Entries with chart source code
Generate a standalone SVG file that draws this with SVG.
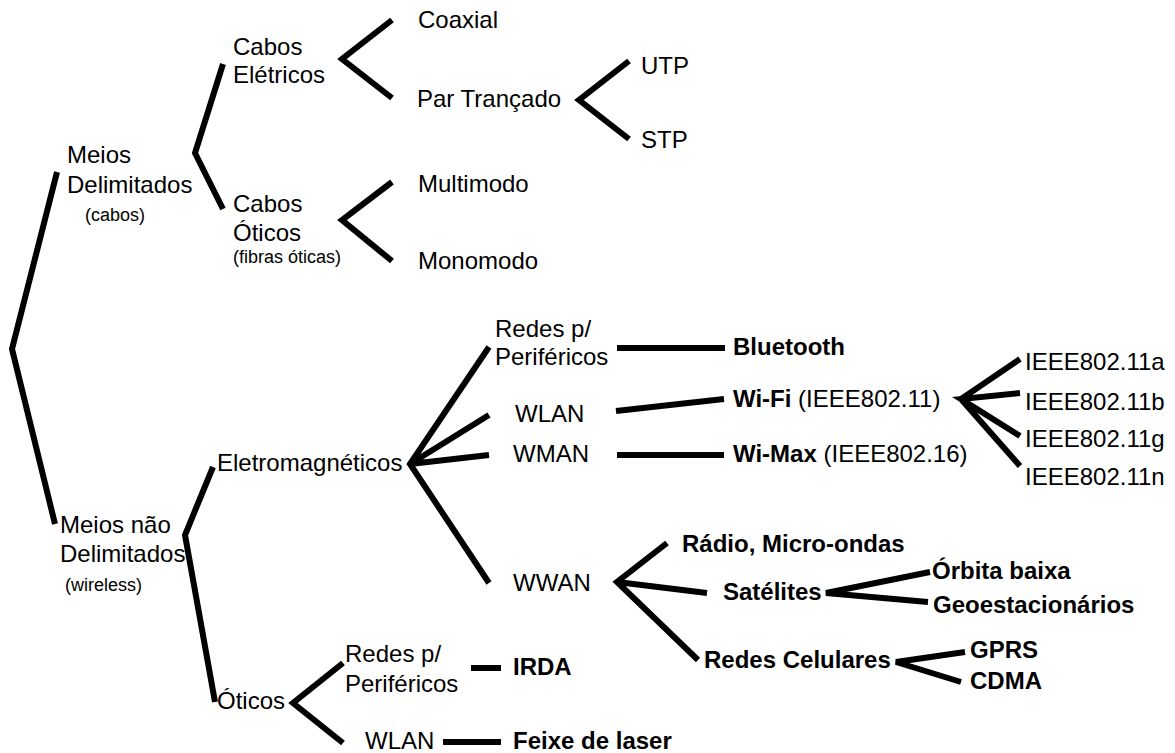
<svg xmlns="http://www.w3.org/2000/svg" width="1175" height="753" viewBox="0 0 1175 753">
  <style>
    text { font-family: "Liberation Sans", Arial, sans-serif; font-size: 24px; fill: #000; }
    .b { font-weight: bold; }
    .s { font-size: 18px; }
    .link { fill: none; stroke: #000; stroke-width: 6; stroke-linejoin: miter; stroke-linecap: butt; }
  </style>
  <rect width="1175" height="753" fill="#fff"/>

  <!-- connectors -->
  <g id="connectors" class="link">
    <path d="M57,172 L12,349 L55,524"/>
    <path d="M223,64 L195,153 L223,209"/>
    <path d="M392,20 L342,59 L392,98"/>
    <path d="M392,182 L342,220 L392,261"/>
    <path d="M629,61 L579,100 L629,139"/>
    <path d="M213,467 L185,535 L215,702"/>
    <path d="M489,347 L410,464 L489,583 M489,415 L410,464 L489,455"/>
    <path d="M617,348 H725"/>
    <path d="M616,411 L724,399"/>
    <path d="M617,455 H724"/>
    <path d="M1020,359 L961,399 L1020,466 M1020,393 L961,399 L1020,436"/>
    <path d="M667,543 L617,582 L698,660 M617,582 L707,593"/>
    <path d="M930,572 L826,593 L928,602"/>
    <path d="M965,652 L896,662 L961,682"/>
    <path d="M343,663 L293,703 L343,743"/>
    <path d="M471,668 H501"/>
    <path d="M443,742 H501"/>
  </g>

  <!-- bounded media (cables) -->
  <g id="meios-delimitados">
    <text x="67" y="163">Meios</text>
    <text x="67" y="193">Delimitados</text>
    <text class="s" x="85" y="221">(cabos)</text>
  </g>
  <g id="cabos-eletricos">
    <text x="233" y="55">Cabos</text>
    <text x="233" y="83">Elétricos</text>
  </g>
  <g id="coaxial"><text x="418" y="28">Coaxial</text></g>
  <g id="par-trancado"><text x="417" y="107">Par Trançado</text></g>
  <g id="utp"><text x="641" y="74">UTP</text></g>
  <g id="stp"><text x="641" y="148">STP</text></g>
  <g id="cabos-oticos">
    <text x="233" y="212">Cabos</text>
    <text x="233" y="241">Óticos</text>
    <text class="s" x="233" y="263">(fibras óticas)</text>
  </g>
  <g id="multimodo"><text x="418" y="192">Multimodo</text></g>
  <g id="monomodo"><text x="418" y="269">Monomodo</text></g>

  <!-- unbounded media (wireless) -->
  <g id="meios-nao-delimitados">
    <text x="60" y="533">Meios não</text>
    <text x="60" y="562">Delimitados</text>
    <text class="s" x="65" y="591">(wireless)</text>
  </g>
  <g id="eletromagneticos"><text x="217" y="471">Eletromagnéticos</text></g>
  <g id="redes-perifericos">
    <text x="495" y="337">Redes p/</text>
    <text x="495" y="365">Periféricos</text>
  </g>
  <g id="bluetooth"><text class="b" x="733" y="355">Bluetooth</text></g>
  <g id="wlan"><text x="515" y="422">WLAN</text></g>
  <g id="wifi"><text x="733" y="407"><tspan class="b">Wi-Fi</tspan> (IEEE802.11)</text></g>
  <g id="wman"><text x="513" y="462">WMAN</text></g>
  <g id="wimax"><text x="733" y="462"><tspan class="b">Wi-Max</tspan> (IEEE802.16)</text></g>
  <g id="ieee-a"><text x="1025" y="370">IEEE802.11a</text></g>
  <g id="ieee-b"><text x="1025" y="410">IEEE802.11b</text></g>
  <g id="ieee-g"><text x="1025" y="447">IEEE802.11g</text></g>
  <g id="ieee-n"><text x="1025" y="485">IEEE802.11n</text></g>
  <g id="wwan"><text x="513" y="591">WWAN</text></g>
  <g id="radio"><text class="b" x="682" y="552">Rádio, Micro-ondas</text></g>
  <g id="satelites"><text class="b" x="723" y="600">Satélites</text></g>
  <g id="orbita-baixa"><text class="b" x="932" y="579">Órbita baixa</text></g>
  <g id="geoestacionarios"><text class="b" x="933" y="613">Geoestacionários</text></g>
  <g id="redes-celulares"><text class="b" x="704" y="668">Redes Celulares</text></g>
  <g id="gprs"><text class="b" x="970" y="658">GPRS</text></g>
  <g id="cdma"><text class="b" x="970" y="689">CDMA</text></g>
  <g id="oticos"><text x="217" y="709">Óticos</text></g>
  <g id="redes-perifericos-oticos">
    <text x="345" y="662">Redes p/</text>
    <text x="345" y="692">Periféricos</text>
  </g>
  <g id="irda"><text class="b" x="513" y="675">IRDA</text></g>
  <g id="wlan-oticos"><text x="365" y="749">WLAN</text></g>
  <g id="feixe-laser"><text class="b" x="513" y="749">Feixe de laser</text></g>
</svg>
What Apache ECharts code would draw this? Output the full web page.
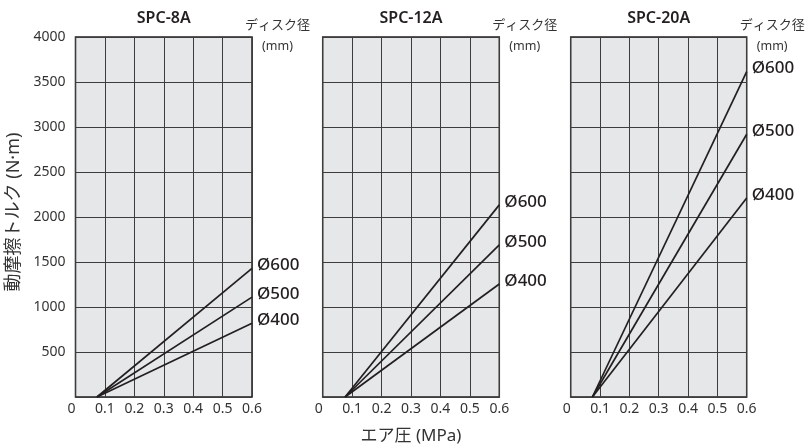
<!DOCTYPE html>
<html><head><meta charset="utf-8">
<script src="https://cdn.jsdelivr.net/npm/echarts@6/dist/echarts.min.js"></script>
<style>html,body{margin:0;padding:0;background:#fff}#c{width:806px;height:445px}</style>
</head><body><div id="c"></div>
<script>
const panelTitles = ['SPC-8A', 'SPC-12A', 'SPC-20A'];
const diskLabels = ['Ø600', 'Ø500', 'Ø400'];
const xTicks = [0, 0.1, 0.2, 0.3, 0.4, 0.5, 0.6];
const yTicks = [0, 500, 1000, 1500, 2000, 2500, 3000, 3500, 4000];
// start pressure (torque 0) and torque at 0.6 MPa for each disk size
const startX = [0.073, 0.076, 0.074];
const endX = 0.6;
const spc8A = [1430, 1110, 820];
const spc12A = [2135, 1690, 1255];
const spc20A = [3615, 2920, 2210];
const panelValues = [spc8A, spc12A, spc20A];

const FONT = '"Noto Sans", "Noto Sans CJK JP", sans-serif';
const ink = '#231f20';
const grids = [
  {left: 75.5, top: 37, width: 176.5, height: 360},
  {left: 322.7, top: 37, width: 176.6, height: 360},
  {left: 570.7, top: 37, width: 176, height: 360}
];
const option = {
  animation: false,
  backgroundColor: '#fff',
  textStyle: {fontFamily: FONT},
  grid: grids.map(g => Object.assign({show: true, backgroundColor: '#e6e7e8', borderColor: ink, borderWidth: 1.5, containLabel: false}, g)),
  xAxis: grids.map((g, i) => ({
    type: 'value', gridIndex: i, min: 0, max: 0.6, interval: 0.1,
    axisLine: {show: false}, axisTick: {show: false},
    splitLine: {show: true, lineStyle: {color: '#3d3d3d', width: 1}},
    axisLabel: {fontSize: 14, color: '#333', margin: 5, fontFamily: FONT, alignMinLabel: 'right',
      formatter: v => xTicks.find(t => Math.abs(t - v) < 1e-6) === 0 ? '0' : String(Math.round(v * 10) / 10)}
  })),
  yAxis: grids.map((g, i) => ({
    type: 'value', gridIndex: i, min: 0, max: 4000, interval: 500,
    axisLine: {show: false}, axisTick: {show: false},
    splitLine: {show: true, lineStyle: {color: '#3d3d3d', width: 1}},
    axisLabel: {show: i === 0, fontSize: 14, color: '#333', margin: 10, fontFamily: FONT, showMinLabel: false,
      formatter: v => String(v)}
  })),
  series: [],
  graphic: []
};
panelValues.forEach((vals, p) => {
  vals.forEach((v, k) => {
    option.series.push({
      type: 'line', xAxisIndex: p, yAxisIndex: p, symbol: 'none', silent: true,
      data: [[startX[p], 0], [endX, v]],
      lineStyle: {color: ink, width: 1.7},
      endLabel: {show: true, formatter: diskLabels[k], fontSize: 17, color: ink, fontFamily: FONT, fontWeight: 500, distance: 5, offset: [0, -3]}
    });
  });
  const cx = grids[p].left + grids[p].width / 2;
  const rx = grids[p].left + grids[p].width;
  option.graphic.push({type: 'text', x: cx, y: 18, style: {text: panelTitles[p], fontSize: 16, fontWeight: 600, fill: ink, fontFamily: FONT, align: 'center', verticalAlign: 'middle'}});
  option.graphic.push({type: 'text', x: rx - 7, y: 25, style: {text: 'ディスク径', fontSize: 13, fill: '#333', fontFamily: FONT, verticalAlign: 'middle'}});
  option.graphic.push({type: 'text', x: rx + 10, y: 46, style: {text: '(mm)', fontSize: 12.5, fill: '#333', fontFamily: FONT, verticalAlign: 'middle'}});
});
option.graphic.push({type: 'text', x: 14, y: 212, rotation: Math.PI / 2, style: {text: '動摩擦トルク (N·m)', fontSize: 18, fill: '#333', fontFamily: FONT, align: 'center', verticalAlign: 'middle'}});
option.graphic.push({type: 'text', x: 411, y: 436, style: {text: 'エア圧 (MPa)', fontSize: 17, fill: '#333', fontFamily: FONT, align: 'center', verticalAlign: 'middle'}});
const chart = echarts.init(document.getElementById('c'), null, {renderer: 'canvas'});
chart.setOption(option);
</script></body></html>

■ **INSTRUCTIONS FOR THE TASK**
Look through the data and show every line containing "this".

■ **FINISHED ANSWER**
Generate a standalone SVG file that draws this with SVG.
What Apache ECharts code would draw this? Output the full web page.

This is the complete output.